Over the last six months I have learned a lot about being a father. Most of the time it's total bliss, but let's get real: there are plenty of occasions (most of which happen between 2 and 6 a.m.) that I've wanted to bash my face against the wall while screaming "why" to the heavens. So, in order to save you other new fathers a little sanity, some time, and from ruining your wife's internal decorating, I have compiled a list of "Nevers" -- things not to do from lessons I've learned the hard way.
Never try to attach a baby up to the mother's breast in the middle of the night without letting the sleeping woman know first, especially if she's been having recurring dreams of being abducted by men in a black van.
Never tell the mother that her baby is hungry -- of course she knows -- she just doesn't like to be told this. And despite how pure your motives really are, she will always assume that you are trying to pawn off the hysterically crying infant.
Never assume that the diaper is just wet, and never, ever use your finger to try and prove to the mother that you're right.
Never fall asleep with your face anywhere near your sleeping baby's feet, especially if you wear glasses.
Never play superman with your baby just after a feeding session. No matter how pure their guts may be, getting a milk shower is never a pleasant experience.
Never assume your child is ever really sleeping…ever.
Never give in to the curious notion to try breast milk. But if you have to, wait until it's conveniently sitting on the counter in a bottle, and you are alone. And never ask to have some directly from the source.
Never assume that babies know when they are naked.
Never let your child fall asleep anywhere in your house, naked.
Never panic when your baby has an explosive blowout at the mall. And resist the urge to hold the poor child out at arm's length while speed walking, aimlessly, and demanding that random strangers tell you where the family restrooms are.

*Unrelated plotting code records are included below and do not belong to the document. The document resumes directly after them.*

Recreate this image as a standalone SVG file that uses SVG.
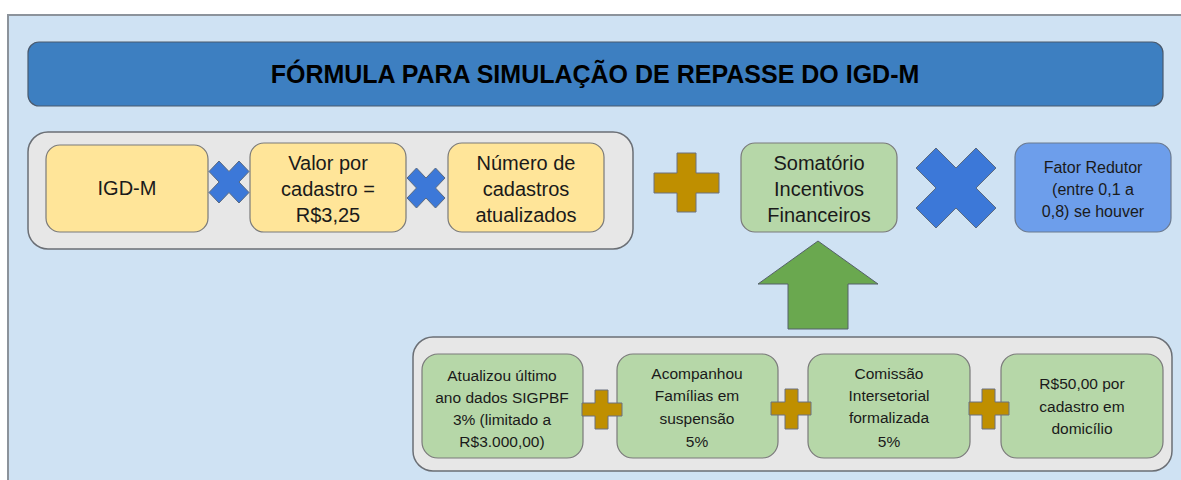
<svg xmlns="http://www.w3.org/2000/svg" width="1181" height="480" viewBox="0 0 1181 480">
<style>
text{font-family:"Liberation Sans",Arial,sans-serif;fill:#1a1a1a;text-anchor:middle}
.t20{font-size:20px}
.t16{font-size:16px}
.t15{font-size:15.5px}
.ttl{font-size:25px;font-weight:bold;fill:#000}
.cont{fill:#e7e7e7;stroke:#6b6f75;stroke-width:1.5}
.org{fill:#ffe599;stroke:#7a7a7a;stroke-width:1.2}
.grn{fill:#b6d7a8;stroke:#7a7a7a;stroke-width:1.2}
.blu{fill:#6d9eeb;stroke:#6b7a90;stroke-width:1.2}
.x{fill:#3c78d8;stroke:#5a6a80;stroke-width:1}
.p{fill:#bf8f00;stroke:#6a7080;stroke-width:1}
.arr{fill:#6aa84f;stroke:#55606a;stroke-width:1}
</style>
<rect x="0" y="0" width="1181" height="480" fill="#ffffff"/>
<rect x="8" y="15" width="1180" height="470" fill="#cfe2f3" stroke="#8c939b" stroke-width="2"/>

<g id="title">
<rect x="28" y="42" width="1135" height="64" rx="11" fill="#3d7fc1" stroke="#4a5a6e" stroke-width="1.2"/>
<text class="ttl" x="595" y="83">FÓRMULA PARA SIMULAÇÃO DE REPASSE DO IGD-M</text>
</g>

<g id="top-group">
<rect class="cont" x="28" y="132" width="605" height="117" rx="20"/>
</g>
<g id="igdm">
<rect class="org" x="46" y="145" width="162" height="87" rx="14"/>
<text class="t20" x="127" y="195">IGD-M</text>
</g>
<g id="valor">
<rect class="org" x="250" y="143" width="156" height="89" rx="14"/>
<text class="t20" x="328" y="170">Valor por</text>
<text class="t20" x="328" y="196">cadastro =</text>
<text class="t20" x="328" y="222">R$3,25</text>
</g>
<g id="numero">
<rect class="org" x="448" y="143" width="156" height="89" rx="14"/>
<text class="t20" x="526" y="170">Número de</text>
<text class="t20" x="526" y="196">cadastros</text>
<text class="t20" x="526" y="222">atualizados</text>
</g>
<g id="somatorio">
<rect class="grn" x="741" y="143" width="156" height="89" rx="14"/>
<text class="t20" x="819" y="170">Somatório</text>
<text class="t20" x="819" y="196">Incentivos</text>
<text class="t20" x="819" y="222">Financeiros</text>
</g>
<g id="fator">
<rect class="blu" x="1015" y="143" width="156" height="89" rx="14"/>
<text class="t16" x="1093" y="173">Fator Redutor</text>
<text class="t16" x="1093" y="195">(entre 0,1 a</text>
<text class="t16" x="1093" y="217">0,8) se houver</text>
</g>

<g id="bottom-group">
<rect class="cont" x="413" y="337" width="759" height="134" rx="20"/>
</g>
<g id="atualizou">
<rect class="grn" x="422" y="354" width="161" height="104" rx="16"/>
<text class="t15" x="502" y="381">Atualizou último</text>
<text class="t15" x="502" y="403">ano dados SIGPBF</text>
<text class="t15" x="502" y="425">3% (limitado a</text>
<text class="t15" x="502" y="447">R$3.000,00)</text>
</g>
<g id="acompanhou">
<rect class="grn" x="617" y="354" width="161" height="104" rx="16"/>
<text class="t15" x="697" y="379">Acompanhou</text>
<text class="t15" x="697" y="401">Famílias em</text>
<text class="t15" x="697" y="424">suspensão</text>
<text class="t15" x="697" y="447">5%</text>
</g>
<g id="comissao">
<rect class="grn" x="808" y="354" width="162" height="104" rx="16"/>
<text class="t15" x="889" y="379">Comissão</text>
<text class="t15" x="889" y="401">Intersetorial</text>
<text class="t15" x="889" y="423">formalizada</text>
<text class="t15" x="889" y="447">5%</text>
</g>
<g id="domicilio">
<rect class="grn" x="1001" y="354" width="162" height="104" rx="16"/>
<text class="t15" x="1082" y="389">R$50,00 por</text>
<text class="t15" x="1082" y="412">cadastro em</text>
<text class="t15" x="1082" y="434">domicílio</text>
</g>

<g id="connectors">
<polygon class="x" points="229,171.5 239,161 249,171.5 239,182 249,192.5 239,203 229,192.5 219,203 209,192.5 219,182 209,171.5 219,161"/>
<polygon class="x" points="426,178 435.5,168 445,178 435.5,188 445,198 435.5,208 426,198 416.5,208 407,198 416.5,188 407,178 416.5,168"/>
<polygon class="x" points="956,168 976,148 996,168 976,188 996,208 976,228 956,208 936,228 916,208 936,188 916,168 936,148"/>
<polygon class="p" points="677,153 696,153 696,173 719,173 719,193 696,193 696,212 677,212 677,193 654,193 654,173 677,173"/>
<polygon class="p" points="595,390 608,390 608,403 622,403 622,416 608,416 608,429 595,429 595,416 582,416 582,403 595,403"/>
<polygon class="p" points="785,389 798,389 798,402 811,402 811,415 798,415 798,429 785,429 785,415 771,415 771,402 785,402"/>
<polygon class="p" points="982,389 995,389 995,402 1009,402 1009,415 995,415 995,429 982,429 982,415 969,415 969,402 982,402"/>
<polygon class="arr" points="818,241 878,284 848,284 848,329 788,329 788,284 758,284"/>
</g>
</svg>
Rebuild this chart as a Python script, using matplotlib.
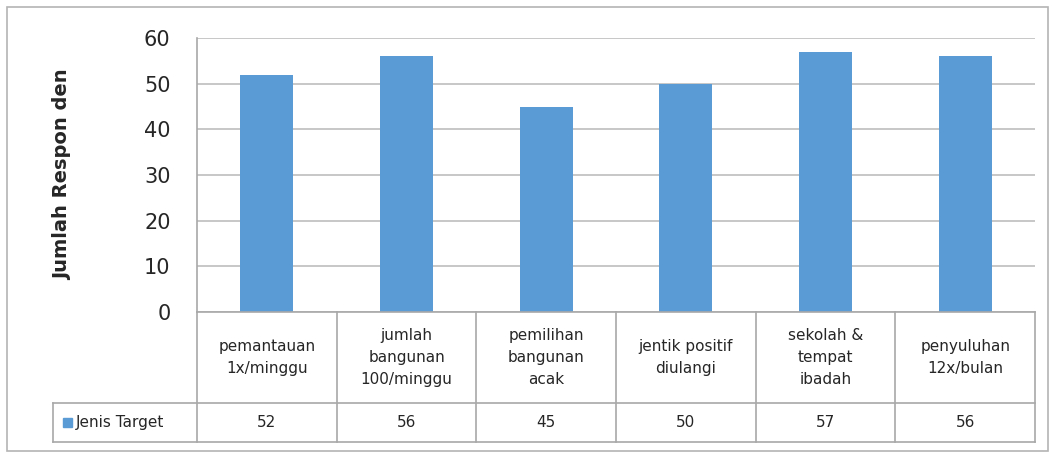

Never assume your wife will ever want to be intimate with you ever again, especially after the scene you caused at the mall.
Never post anything online that has to do with the mother/ baby without having her, and all her friends, approval first. And it's not okay for men to post cute nay-nay pictures of the baby learning how to splash in the sink, only girls can do that.
Never let your baby taste the lemon in your water at a fancy restaurant.
Never assume that the older couple sitting next to you in that restaurant doesn't mind that your baby is throwing food at them because it's so cute.
Never tell your wife that you wrote an article on what never to do when it comes to being a Father. She will critique it forever, and you will never get it back.